Binance tells EU clients to withdraw funds before July 1 as MiCA deadline hits

Binance, the world’s largest crypto exchange by trading volume, will stop serving customers in European Union countries from July 1 because it does not have a MiCA license. For high-risk payment teams, the useful part is not the exchange drama itself, but the mechanics: deposits shut off, buying stops, and withdrawals remain open.

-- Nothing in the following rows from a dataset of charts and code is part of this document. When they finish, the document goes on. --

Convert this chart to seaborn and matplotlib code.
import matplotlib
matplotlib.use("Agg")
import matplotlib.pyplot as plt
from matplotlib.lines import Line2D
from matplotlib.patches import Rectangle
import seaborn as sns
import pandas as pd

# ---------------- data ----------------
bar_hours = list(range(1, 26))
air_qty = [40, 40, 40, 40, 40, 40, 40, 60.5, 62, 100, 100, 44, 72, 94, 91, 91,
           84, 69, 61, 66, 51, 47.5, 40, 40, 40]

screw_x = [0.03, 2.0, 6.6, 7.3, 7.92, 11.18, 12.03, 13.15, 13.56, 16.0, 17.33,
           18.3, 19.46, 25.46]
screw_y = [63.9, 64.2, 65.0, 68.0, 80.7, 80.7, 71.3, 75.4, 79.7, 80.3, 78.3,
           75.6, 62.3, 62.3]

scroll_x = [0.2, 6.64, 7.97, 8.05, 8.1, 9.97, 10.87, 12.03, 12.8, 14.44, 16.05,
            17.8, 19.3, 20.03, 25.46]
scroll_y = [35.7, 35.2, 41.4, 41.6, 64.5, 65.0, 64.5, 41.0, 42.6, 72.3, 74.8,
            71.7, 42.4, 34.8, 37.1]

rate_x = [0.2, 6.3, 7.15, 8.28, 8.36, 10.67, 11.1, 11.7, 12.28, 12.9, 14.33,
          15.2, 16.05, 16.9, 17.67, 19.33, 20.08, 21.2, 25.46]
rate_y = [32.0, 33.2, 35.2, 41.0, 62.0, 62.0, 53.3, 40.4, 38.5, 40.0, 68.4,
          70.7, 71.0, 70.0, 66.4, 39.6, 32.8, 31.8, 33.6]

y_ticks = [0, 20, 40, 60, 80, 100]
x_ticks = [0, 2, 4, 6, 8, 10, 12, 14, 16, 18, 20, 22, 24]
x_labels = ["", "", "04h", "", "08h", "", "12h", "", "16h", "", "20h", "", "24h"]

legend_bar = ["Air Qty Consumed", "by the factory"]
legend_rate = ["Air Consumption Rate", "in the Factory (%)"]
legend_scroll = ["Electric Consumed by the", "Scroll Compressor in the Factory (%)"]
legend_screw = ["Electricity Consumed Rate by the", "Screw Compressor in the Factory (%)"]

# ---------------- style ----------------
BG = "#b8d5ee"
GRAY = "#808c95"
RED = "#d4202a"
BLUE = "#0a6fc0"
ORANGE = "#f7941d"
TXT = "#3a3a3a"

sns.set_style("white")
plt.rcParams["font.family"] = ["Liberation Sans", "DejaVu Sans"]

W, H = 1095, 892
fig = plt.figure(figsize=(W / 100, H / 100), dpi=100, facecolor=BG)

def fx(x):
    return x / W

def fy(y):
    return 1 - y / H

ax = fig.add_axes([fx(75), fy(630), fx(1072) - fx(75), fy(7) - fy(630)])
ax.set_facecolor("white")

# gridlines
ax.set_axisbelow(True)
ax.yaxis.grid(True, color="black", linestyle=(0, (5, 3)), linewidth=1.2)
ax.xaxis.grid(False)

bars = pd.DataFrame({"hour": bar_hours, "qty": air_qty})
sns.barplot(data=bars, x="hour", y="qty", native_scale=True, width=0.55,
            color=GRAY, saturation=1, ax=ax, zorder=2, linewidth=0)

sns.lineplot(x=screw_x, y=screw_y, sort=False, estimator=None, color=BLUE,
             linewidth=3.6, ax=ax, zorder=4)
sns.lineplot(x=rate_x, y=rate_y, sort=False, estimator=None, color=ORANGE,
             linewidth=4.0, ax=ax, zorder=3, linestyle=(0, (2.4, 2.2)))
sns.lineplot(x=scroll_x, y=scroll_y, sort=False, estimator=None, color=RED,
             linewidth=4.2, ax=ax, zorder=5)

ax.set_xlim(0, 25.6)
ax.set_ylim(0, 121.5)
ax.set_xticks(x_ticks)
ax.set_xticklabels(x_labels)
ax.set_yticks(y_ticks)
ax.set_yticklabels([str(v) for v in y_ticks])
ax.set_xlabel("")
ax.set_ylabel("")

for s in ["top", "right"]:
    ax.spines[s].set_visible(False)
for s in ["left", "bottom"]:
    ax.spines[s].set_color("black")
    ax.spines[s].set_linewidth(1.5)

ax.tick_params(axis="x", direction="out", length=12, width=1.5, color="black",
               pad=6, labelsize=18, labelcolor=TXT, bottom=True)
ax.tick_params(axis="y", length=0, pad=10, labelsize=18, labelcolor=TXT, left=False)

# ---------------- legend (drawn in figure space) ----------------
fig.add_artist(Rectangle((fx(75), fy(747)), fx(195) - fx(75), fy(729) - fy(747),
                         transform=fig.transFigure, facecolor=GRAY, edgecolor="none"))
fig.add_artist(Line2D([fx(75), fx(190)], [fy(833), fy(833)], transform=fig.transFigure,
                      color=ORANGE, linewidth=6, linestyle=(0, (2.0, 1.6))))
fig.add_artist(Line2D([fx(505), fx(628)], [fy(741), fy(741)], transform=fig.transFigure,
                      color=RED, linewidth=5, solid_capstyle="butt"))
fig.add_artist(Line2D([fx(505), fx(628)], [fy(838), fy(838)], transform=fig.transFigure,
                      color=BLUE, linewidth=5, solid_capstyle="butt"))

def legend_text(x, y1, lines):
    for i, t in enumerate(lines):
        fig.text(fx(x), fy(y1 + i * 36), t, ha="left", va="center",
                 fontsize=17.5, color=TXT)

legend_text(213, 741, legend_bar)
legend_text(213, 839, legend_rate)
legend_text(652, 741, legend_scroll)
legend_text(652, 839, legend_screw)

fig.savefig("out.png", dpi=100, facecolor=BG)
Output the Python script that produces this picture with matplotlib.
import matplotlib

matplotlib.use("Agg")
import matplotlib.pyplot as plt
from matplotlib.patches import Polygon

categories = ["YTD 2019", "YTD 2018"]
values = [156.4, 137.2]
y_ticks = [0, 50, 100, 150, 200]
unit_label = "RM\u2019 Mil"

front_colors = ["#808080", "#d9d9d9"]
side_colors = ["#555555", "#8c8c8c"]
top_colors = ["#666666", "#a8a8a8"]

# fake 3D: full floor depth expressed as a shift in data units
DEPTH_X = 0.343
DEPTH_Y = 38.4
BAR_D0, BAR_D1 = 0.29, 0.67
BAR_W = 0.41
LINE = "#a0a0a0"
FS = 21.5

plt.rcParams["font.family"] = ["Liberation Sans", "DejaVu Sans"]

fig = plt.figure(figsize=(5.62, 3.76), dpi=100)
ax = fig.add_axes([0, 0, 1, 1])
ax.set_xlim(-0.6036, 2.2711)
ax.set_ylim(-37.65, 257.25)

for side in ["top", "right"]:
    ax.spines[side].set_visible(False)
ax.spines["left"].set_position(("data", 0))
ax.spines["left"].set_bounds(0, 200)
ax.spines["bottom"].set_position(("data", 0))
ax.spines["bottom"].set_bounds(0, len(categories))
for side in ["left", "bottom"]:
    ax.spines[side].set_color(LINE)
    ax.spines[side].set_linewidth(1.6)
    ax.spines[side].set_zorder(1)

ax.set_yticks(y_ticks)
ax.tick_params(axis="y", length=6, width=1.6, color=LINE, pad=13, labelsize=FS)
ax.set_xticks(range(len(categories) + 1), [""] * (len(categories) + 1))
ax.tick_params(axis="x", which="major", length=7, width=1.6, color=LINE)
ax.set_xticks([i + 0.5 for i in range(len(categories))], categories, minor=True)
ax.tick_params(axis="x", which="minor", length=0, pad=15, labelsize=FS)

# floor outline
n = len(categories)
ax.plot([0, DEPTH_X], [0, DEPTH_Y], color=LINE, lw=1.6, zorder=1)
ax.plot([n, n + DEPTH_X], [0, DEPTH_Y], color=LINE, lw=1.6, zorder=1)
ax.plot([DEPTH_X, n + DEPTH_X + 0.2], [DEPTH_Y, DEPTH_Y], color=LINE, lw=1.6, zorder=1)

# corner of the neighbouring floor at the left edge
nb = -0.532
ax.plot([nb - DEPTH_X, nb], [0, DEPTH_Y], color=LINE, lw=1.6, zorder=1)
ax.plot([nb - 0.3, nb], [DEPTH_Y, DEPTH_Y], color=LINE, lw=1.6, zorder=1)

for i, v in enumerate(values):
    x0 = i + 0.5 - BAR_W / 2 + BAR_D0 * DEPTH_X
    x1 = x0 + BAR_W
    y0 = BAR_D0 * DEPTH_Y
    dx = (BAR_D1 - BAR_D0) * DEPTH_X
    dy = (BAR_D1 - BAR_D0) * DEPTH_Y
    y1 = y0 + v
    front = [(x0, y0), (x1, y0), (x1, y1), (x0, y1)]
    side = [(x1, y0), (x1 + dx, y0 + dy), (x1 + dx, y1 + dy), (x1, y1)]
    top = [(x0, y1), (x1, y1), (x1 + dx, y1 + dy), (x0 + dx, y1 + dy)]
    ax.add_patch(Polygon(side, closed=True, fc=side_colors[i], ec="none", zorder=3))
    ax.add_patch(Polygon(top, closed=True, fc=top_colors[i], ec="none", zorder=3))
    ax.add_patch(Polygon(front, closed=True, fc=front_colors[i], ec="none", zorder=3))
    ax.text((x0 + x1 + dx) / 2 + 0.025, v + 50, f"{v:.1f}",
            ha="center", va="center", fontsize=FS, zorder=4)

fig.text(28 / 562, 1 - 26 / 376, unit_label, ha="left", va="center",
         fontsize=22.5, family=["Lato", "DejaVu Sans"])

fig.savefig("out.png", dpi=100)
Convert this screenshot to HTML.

  1. Binance sent European customers a notice urging them to withdraw assets before July 1. From that date, its local entity will stop accepting new clients and will disable top-ups in both euros and cryptocurrencies.
  2. Users will also be unable to place new spot buy orders. Conversion will remain available only for selling cryptoassets, which means customers can close positions and convert funds into euros. Crypto withdrawals to external wallets and other exchanges will stay available without restrictions, according to Binance.
  3. Binance co-founder Changpeng Zhao said the company spent 18 months preparing an application for a MiCA license in Greece. He said the regulator reviewed the documents and initially raised no major objections, but ultimately rejected the application.
  4. After withdrawing the Greek application, Binance decided to pursue a MiCA license through France, Financial Times reported. Binance has been registered in France since 2022 as a digital asset service provider (DASP/PSAN), which allowed it to apply under MiCA requirements. According to the report, the review will take several months, so Binance will not obtain the license before July 1.
  5. MiCA was introduced in the European Union gradually. On July 1, 2026, the transition period ends, after which cryptoasset service providers must hold a license to continue operating in the EU. A license from one EU country is valid across the bloc. Gemini received a license in Malta, Kraken in Ireland, and Bitvavo in the Netherlands.

The European Central Bank (ECB) has already approved the European Commission’s proposal to transfer supervision of crypto exchanges and virtual asset service providers (VASP) to the European Securities and Markets Authority (ESMA) instead of national regulators. For payment providers, that is the real backdrop here: one license may still open the whole EU, but the supervisory center of gravity is moving.